-- What to produce --
Restate all of the entries exactly, dropping any pictures they hold.

(Records with drawing code)
··········

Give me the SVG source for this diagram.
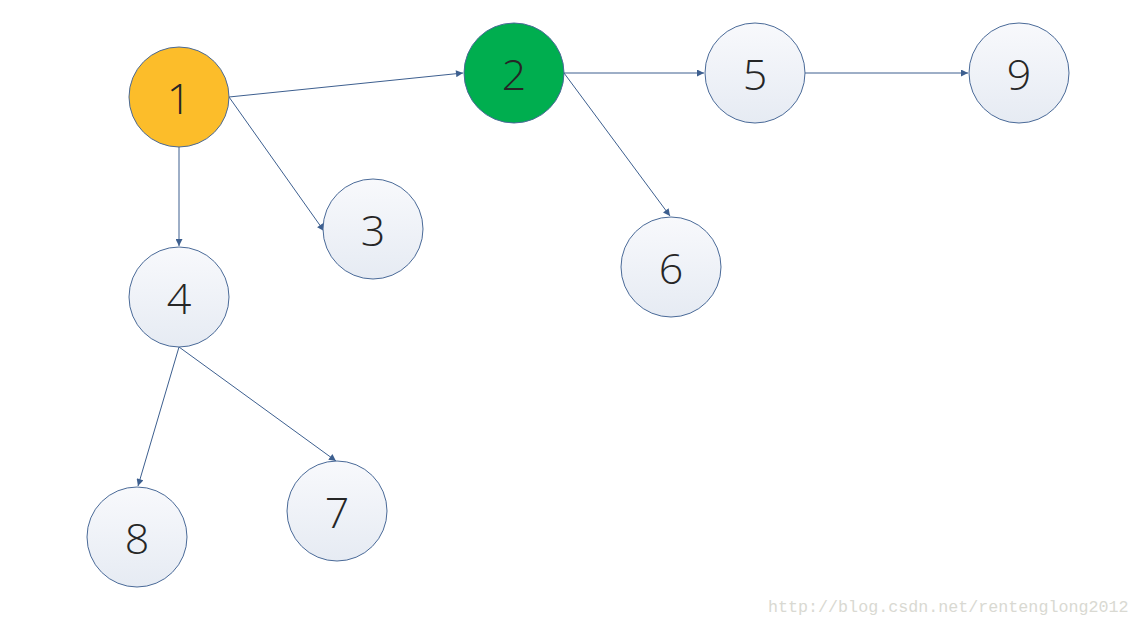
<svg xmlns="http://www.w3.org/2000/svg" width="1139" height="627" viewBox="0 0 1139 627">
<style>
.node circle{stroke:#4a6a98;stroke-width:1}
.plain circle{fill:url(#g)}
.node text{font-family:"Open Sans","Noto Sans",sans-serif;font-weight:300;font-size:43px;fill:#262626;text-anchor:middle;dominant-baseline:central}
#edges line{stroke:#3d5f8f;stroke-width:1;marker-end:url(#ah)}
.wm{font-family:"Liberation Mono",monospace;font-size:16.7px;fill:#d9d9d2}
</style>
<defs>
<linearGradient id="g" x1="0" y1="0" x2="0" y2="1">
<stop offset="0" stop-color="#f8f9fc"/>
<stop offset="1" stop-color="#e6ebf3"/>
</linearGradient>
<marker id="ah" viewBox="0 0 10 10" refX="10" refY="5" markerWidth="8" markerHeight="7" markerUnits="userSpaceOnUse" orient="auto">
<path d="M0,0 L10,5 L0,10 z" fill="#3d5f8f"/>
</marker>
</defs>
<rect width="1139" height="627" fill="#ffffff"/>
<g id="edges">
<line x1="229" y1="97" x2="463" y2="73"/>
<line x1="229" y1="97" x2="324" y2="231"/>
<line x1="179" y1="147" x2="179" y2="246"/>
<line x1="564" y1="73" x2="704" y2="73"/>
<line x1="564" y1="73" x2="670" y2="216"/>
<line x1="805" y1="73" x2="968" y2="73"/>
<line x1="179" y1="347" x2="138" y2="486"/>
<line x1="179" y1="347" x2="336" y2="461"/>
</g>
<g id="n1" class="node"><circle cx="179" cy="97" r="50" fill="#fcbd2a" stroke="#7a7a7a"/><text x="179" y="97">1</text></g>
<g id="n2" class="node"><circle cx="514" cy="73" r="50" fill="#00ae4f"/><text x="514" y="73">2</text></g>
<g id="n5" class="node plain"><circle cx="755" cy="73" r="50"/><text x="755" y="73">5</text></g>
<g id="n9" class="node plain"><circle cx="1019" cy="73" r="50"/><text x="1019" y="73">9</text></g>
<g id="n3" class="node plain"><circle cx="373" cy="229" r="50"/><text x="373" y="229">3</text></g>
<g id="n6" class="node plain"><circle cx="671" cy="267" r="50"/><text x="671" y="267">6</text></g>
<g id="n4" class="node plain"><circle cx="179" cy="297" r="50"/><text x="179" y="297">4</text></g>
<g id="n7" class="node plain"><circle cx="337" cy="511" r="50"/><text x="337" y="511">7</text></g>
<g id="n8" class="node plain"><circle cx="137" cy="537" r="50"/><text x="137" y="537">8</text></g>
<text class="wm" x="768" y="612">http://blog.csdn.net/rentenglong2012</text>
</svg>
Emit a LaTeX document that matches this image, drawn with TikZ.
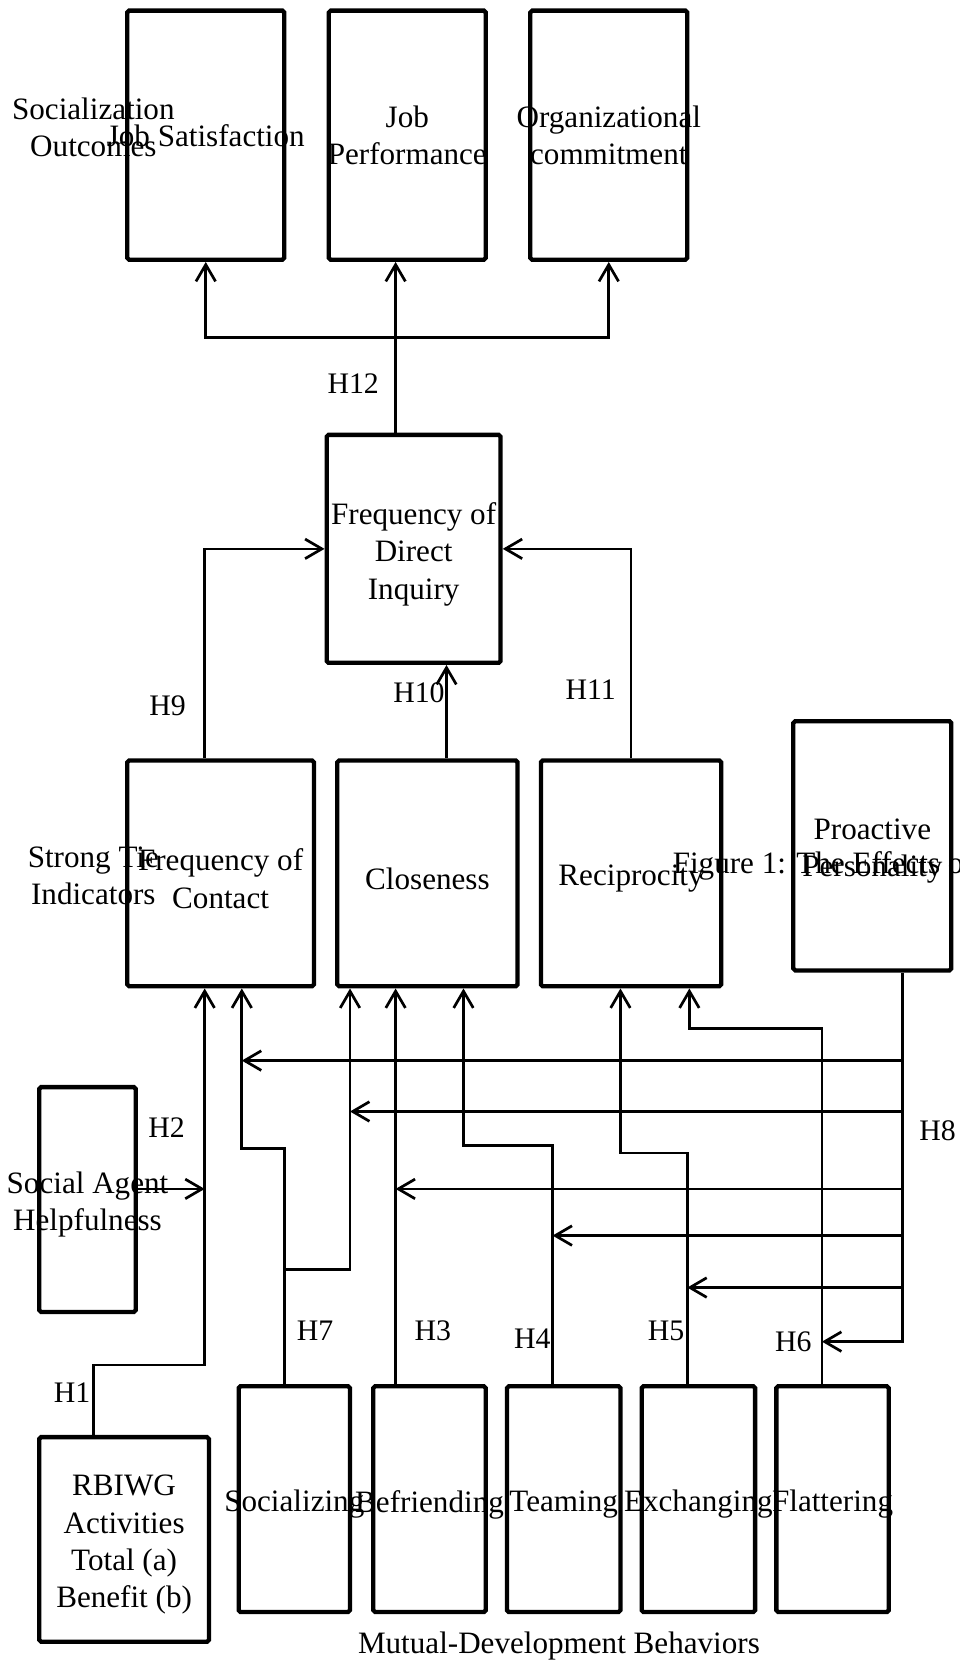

··········

-- Output for this exercise --
Give me the SVG source for this diagram.
<svg xmlns="http://www.w3.org/2000/svg" width="1139" height="627" viewBox="0 0 1139 627">
<style>
.node circle{stroke:#4a6a98;stroke-width:1}
.plain circle{fill:url(#g)}
.node text{font-family:"Open Sans","Noto Sans",sans-serif;font-weight:300;font-size:43px;fill:#262626;text-anchor:middle;dominant-baseline:central}
#edges line{stroke:#3d5f8f;stroke-width:1;marker-end:url(#ah)}
.wm{font-family:"Liberation Mono",monospace;font-size:16.7px;fill:#d9d9d2}
</style>
<defs>
<linearGradient id="g" x1="0" y1="0" x2="0" y2="1">
<stop offset="0" stop-color="#f8f9fc"/>
<stop offset="1" stop-color="#e6ebf3"/>
</linearGradient>
<marker id="ah" viewBox="0 0 10 10" refX="10" refY="5" markerWidth="8" markerHeight="7" markerUnits="userSpaceOnUse" orient="auto">
<path d="M0,0 L10,5 L0,10 z" fill="#3d5f8f"/>
</marker>
</defs>
<rect width="1139" height="627" fill="#ffffff"/>
<g id="edges">
<line x1="229" y1="97" x2="463" y2="73"/>
<line x1="229" y1="97" x2="324" y2="231"/>
<line x1="179" y1="147" x2="179" y2="246"/>
<line x1="564" y1="73" x2="704" y2="73"/>
<line x1="564" y1="73" x2="670" y2="216"/>
<line x1="805" y1="73" x2="968" y2="73"/>
<line x1="179" y1="347" x2="138" y2="486"/>
<line x1="179" y1="347" x2="336" y2="461"/>
</g>
<g id="n1" class="node"><circle cx="179" cy="97" r="50" fill="#fcbd2a" stroke="#7a7a7a"/><text x="179" y="97">1</text></g>
<g id="n2" class="node"><circle cx="514" cy="73" r="50" fill="#00ae4f"/><text x="514" y="73">2</text></g>
<g id="n5" class="node plain"><circle cx="755" cy="73" r="50"/><text x="755" y="73">5</text></g>
<g id="n9" class="node plain"><circle cx="1019" cy="73" r="50"/><text x="1019" y="73">9</text></g>
<g id="n3" class="node plain"><circle cx="373" cy="229" r="50"/><text x="373" y="229">3</text></g>
<g id="n6" class="node plain"><circle cx="671" cy="267" r="50"/><text x="671" y="267">6</text></g>
<g id="n4" class="node plain"><circle cx="179" cy="297" r="50"/><text x="179" y="297">4</text></g>
<g id="n7" class="node plain"><circle cx="337" cy="511" r="50"/><text x="337" y="511">7</text></g>
<g id="n8" class="node plain"><circle cx="137" cy="537" r="50"/><text x="137" y="537">8</text></g>
<text class="wm" x="768" y="612">http://blog.csdn.net/rentenglong2012</text>
</svg>
Emit a LaTeX document that matches this image, drawn with TikZ.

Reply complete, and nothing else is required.